Search our articles
China’s export shift from the US will reshape global markets unevenly

Key Insights:
- What is happening: The US-China trade war has sparked concerns that a large-scale redirection of cheap Chinese exports to other markets would undercut prices in advanced economies and stifle the growth of new manufacturers in developing countries.
- Why it matters: However, redirected exports constitute only a small share of China’s total global exports and are concentrated in only five industries – batteries, auto, computers, plastics and toys. Advanced economies competing in these sectors will take the brunt of the impact but developing economies do not face a direct challenge from a redirection of these goods.

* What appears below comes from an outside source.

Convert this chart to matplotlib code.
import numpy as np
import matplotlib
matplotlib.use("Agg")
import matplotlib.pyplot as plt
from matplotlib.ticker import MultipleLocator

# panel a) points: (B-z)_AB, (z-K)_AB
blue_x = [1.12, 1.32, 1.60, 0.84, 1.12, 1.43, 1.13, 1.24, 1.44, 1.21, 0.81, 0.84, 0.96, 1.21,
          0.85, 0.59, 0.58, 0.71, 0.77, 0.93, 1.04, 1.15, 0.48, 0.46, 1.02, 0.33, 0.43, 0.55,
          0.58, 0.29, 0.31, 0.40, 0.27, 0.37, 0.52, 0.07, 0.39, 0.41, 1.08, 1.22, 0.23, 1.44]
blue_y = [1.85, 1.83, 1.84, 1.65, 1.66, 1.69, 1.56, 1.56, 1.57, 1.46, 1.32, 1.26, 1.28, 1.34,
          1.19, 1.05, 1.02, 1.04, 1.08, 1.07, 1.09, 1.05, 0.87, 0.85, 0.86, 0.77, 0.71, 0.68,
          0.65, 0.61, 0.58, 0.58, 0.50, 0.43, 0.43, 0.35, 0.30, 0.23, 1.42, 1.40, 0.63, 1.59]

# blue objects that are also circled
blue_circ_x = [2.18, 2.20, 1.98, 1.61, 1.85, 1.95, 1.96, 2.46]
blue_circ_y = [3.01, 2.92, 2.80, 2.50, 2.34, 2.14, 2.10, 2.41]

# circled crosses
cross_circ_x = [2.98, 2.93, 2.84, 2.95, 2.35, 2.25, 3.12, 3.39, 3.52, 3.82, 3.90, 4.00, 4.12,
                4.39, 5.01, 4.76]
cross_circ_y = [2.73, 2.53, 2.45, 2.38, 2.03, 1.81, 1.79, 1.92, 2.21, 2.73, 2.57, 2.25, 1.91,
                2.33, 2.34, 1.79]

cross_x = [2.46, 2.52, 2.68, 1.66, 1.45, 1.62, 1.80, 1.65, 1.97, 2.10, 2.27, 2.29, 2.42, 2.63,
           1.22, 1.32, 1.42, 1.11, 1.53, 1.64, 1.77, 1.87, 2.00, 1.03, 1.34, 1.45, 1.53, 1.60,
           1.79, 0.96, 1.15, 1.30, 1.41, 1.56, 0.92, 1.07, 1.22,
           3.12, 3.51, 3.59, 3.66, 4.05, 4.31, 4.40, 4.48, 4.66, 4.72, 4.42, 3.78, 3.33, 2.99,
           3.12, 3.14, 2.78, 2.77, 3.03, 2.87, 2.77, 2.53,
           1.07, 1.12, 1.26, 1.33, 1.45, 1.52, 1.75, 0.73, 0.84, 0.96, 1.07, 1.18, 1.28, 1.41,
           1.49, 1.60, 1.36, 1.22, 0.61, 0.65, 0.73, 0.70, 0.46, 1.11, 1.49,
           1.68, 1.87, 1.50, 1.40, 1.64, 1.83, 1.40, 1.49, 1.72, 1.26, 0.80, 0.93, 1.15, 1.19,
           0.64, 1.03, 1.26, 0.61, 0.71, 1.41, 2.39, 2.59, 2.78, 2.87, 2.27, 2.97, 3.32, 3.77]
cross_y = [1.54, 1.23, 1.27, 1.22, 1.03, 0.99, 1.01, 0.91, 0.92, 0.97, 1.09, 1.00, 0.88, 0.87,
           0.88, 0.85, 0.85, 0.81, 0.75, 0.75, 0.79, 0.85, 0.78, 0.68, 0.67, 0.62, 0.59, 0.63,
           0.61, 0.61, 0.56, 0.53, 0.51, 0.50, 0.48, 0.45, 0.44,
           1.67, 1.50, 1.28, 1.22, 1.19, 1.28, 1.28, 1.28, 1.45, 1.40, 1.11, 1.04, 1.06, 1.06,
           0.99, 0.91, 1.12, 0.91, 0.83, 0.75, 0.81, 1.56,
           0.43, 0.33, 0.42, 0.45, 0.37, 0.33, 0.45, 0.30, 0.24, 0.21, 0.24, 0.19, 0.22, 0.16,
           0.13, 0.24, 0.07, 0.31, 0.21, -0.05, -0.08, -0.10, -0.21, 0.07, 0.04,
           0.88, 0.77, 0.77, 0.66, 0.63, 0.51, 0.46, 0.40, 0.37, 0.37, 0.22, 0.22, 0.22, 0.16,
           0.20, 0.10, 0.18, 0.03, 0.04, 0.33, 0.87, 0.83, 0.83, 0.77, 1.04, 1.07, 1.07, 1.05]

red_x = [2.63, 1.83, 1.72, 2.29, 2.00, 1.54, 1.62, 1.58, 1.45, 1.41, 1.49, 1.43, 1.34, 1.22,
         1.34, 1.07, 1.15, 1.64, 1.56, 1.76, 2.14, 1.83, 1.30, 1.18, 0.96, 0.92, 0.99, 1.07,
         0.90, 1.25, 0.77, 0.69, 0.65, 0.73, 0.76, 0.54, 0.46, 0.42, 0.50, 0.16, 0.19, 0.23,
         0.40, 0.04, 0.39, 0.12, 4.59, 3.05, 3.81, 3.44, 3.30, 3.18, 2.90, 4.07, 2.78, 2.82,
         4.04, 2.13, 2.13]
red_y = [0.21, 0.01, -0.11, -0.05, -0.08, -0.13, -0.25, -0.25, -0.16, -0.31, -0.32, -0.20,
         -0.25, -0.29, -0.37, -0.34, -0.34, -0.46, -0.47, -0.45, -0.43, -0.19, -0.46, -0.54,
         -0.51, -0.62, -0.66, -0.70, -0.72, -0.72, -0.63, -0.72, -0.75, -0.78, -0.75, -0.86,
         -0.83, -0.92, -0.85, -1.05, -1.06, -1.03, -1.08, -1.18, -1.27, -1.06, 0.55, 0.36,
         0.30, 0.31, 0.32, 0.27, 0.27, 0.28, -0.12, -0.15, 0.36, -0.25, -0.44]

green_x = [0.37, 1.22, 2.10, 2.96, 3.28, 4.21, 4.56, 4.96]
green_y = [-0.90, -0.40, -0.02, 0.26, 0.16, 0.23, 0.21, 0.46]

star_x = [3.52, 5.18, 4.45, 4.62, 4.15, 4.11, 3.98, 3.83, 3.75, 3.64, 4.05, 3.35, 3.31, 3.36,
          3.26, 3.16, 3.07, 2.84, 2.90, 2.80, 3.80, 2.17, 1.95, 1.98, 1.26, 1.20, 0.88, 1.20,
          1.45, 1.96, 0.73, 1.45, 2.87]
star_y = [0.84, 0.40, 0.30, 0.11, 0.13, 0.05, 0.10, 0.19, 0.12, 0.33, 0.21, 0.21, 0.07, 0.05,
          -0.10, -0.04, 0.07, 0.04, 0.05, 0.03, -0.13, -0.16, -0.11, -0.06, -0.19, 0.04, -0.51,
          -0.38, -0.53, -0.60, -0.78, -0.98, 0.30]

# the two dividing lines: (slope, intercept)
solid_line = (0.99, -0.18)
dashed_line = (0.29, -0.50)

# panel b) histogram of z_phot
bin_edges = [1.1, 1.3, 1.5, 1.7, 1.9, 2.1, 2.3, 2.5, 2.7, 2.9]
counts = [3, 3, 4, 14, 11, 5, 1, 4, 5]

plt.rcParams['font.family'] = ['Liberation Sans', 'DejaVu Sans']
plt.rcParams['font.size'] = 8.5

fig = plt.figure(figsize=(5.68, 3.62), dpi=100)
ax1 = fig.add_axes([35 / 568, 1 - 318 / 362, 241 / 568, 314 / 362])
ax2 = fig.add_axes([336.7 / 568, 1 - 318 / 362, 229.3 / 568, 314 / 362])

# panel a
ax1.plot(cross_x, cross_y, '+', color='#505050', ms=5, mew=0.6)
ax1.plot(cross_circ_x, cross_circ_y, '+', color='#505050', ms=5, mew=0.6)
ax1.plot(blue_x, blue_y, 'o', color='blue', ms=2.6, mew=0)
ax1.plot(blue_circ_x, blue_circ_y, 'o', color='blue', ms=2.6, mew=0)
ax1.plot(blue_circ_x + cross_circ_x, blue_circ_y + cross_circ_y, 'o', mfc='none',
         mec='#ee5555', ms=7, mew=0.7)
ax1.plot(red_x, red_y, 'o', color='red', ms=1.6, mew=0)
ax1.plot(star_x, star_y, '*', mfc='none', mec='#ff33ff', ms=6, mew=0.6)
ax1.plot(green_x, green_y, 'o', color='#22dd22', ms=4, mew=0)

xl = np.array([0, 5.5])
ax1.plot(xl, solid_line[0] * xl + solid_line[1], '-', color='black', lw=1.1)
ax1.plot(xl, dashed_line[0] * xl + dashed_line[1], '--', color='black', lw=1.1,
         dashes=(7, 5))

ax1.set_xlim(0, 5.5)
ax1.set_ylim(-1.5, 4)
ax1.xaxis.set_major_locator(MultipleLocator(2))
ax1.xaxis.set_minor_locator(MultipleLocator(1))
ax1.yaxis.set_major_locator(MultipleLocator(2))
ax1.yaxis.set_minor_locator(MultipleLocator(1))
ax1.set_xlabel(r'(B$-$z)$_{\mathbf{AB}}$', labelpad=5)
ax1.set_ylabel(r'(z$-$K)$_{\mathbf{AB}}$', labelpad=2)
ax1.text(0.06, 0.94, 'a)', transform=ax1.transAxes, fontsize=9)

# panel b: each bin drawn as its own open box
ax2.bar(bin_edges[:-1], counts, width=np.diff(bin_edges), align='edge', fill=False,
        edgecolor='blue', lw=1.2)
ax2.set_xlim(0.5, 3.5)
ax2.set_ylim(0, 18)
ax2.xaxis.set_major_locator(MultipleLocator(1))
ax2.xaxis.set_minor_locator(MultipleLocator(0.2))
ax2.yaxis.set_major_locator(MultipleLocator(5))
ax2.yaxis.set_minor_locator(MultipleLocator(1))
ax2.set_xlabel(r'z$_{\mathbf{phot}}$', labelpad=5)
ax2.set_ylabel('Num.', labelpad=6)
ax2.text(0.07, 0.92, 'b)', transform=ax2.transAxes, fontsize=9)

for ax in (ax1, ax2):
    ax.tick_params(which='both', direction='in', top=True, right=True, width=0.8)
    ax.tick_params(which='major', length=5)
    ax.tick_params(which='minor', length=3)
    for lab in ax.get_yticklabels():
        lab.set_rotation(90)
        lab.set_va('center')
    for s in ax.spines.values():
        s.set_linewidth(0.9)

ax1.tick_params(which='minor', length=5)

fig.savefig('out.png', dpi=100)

- What happens next: The more critical issue for developing economies is longer-term competitiveness challenges due to China’s industrial policies rather than immediate export redirection, particularly as China doubles down on expanding its trade ties beyond the US.
ANALYSIS
Recent trade and shipping restrictions placed by the Trump administration on China have significantly reduced Chinese exports to the US. In response to the decline of a key consumer market, China has doubled down on its long-term efforts to diversify the country’s trading partners, particularly in the Global South. These diplomatic and trade outreaches have long preceded the Trump administration’s actions and will persist even if both powers reach a deal, foretelling the potential redirection of China’s exports to the rest of the world. This has raised concerns that a sudden redirection of Chinese exports would hurt manufacturers in both advanced and developing markets, undercutting prices in the former and pushing out fledging manufacturers in the latter
Our analysis suggests this concern is valid for certain “core” sectors; however, a redirection of “non-core” Chinese goods could be absorbed globally. For example, roughly half of Chinese exports to the US are concentrated in 101 core product categories that exceeded US$500 million in 2024, totaling about US$213 billion. These 101 product categories were primarily battery, computer, motor vehicle, plastic, and toy exports. Disruption in core industries would be significant, given their relative importance in European and East Asian economies, though the major impact remains concentrated in these five sectors. Other non-core Chinese exports to the US (another $213 bn) are diffuse across thousands of product categories. Even if all those exports were redirected, it would amount to less than 1% of imports by the rest of the world (excluding China and the US), an amount to which we think the global economy could adjust.

These trade patterns point to the highly uneven impact that a redirection of Chinese exports pose across geographies and industries. In advanced economies that compete in these same core sectors – batteries, auto, electronics – the surge in more price-competitive Chinese goods will pose concerns for domestic manufacturers and potentially undercut economic growth if these sectors are significant sources of revenue and employment. However, for other developing economies that are still focused on primary sectors or lower-level manufacturing, redirected Chinese exports from the US pose less of a systemic challenge to domestic producers. Instead, the more pressing concern for developing economies is China’s long term industrial policies that reduce labor costs in skill-intensive industries and undercut the competitiveness of these sectors in other middle-income economies.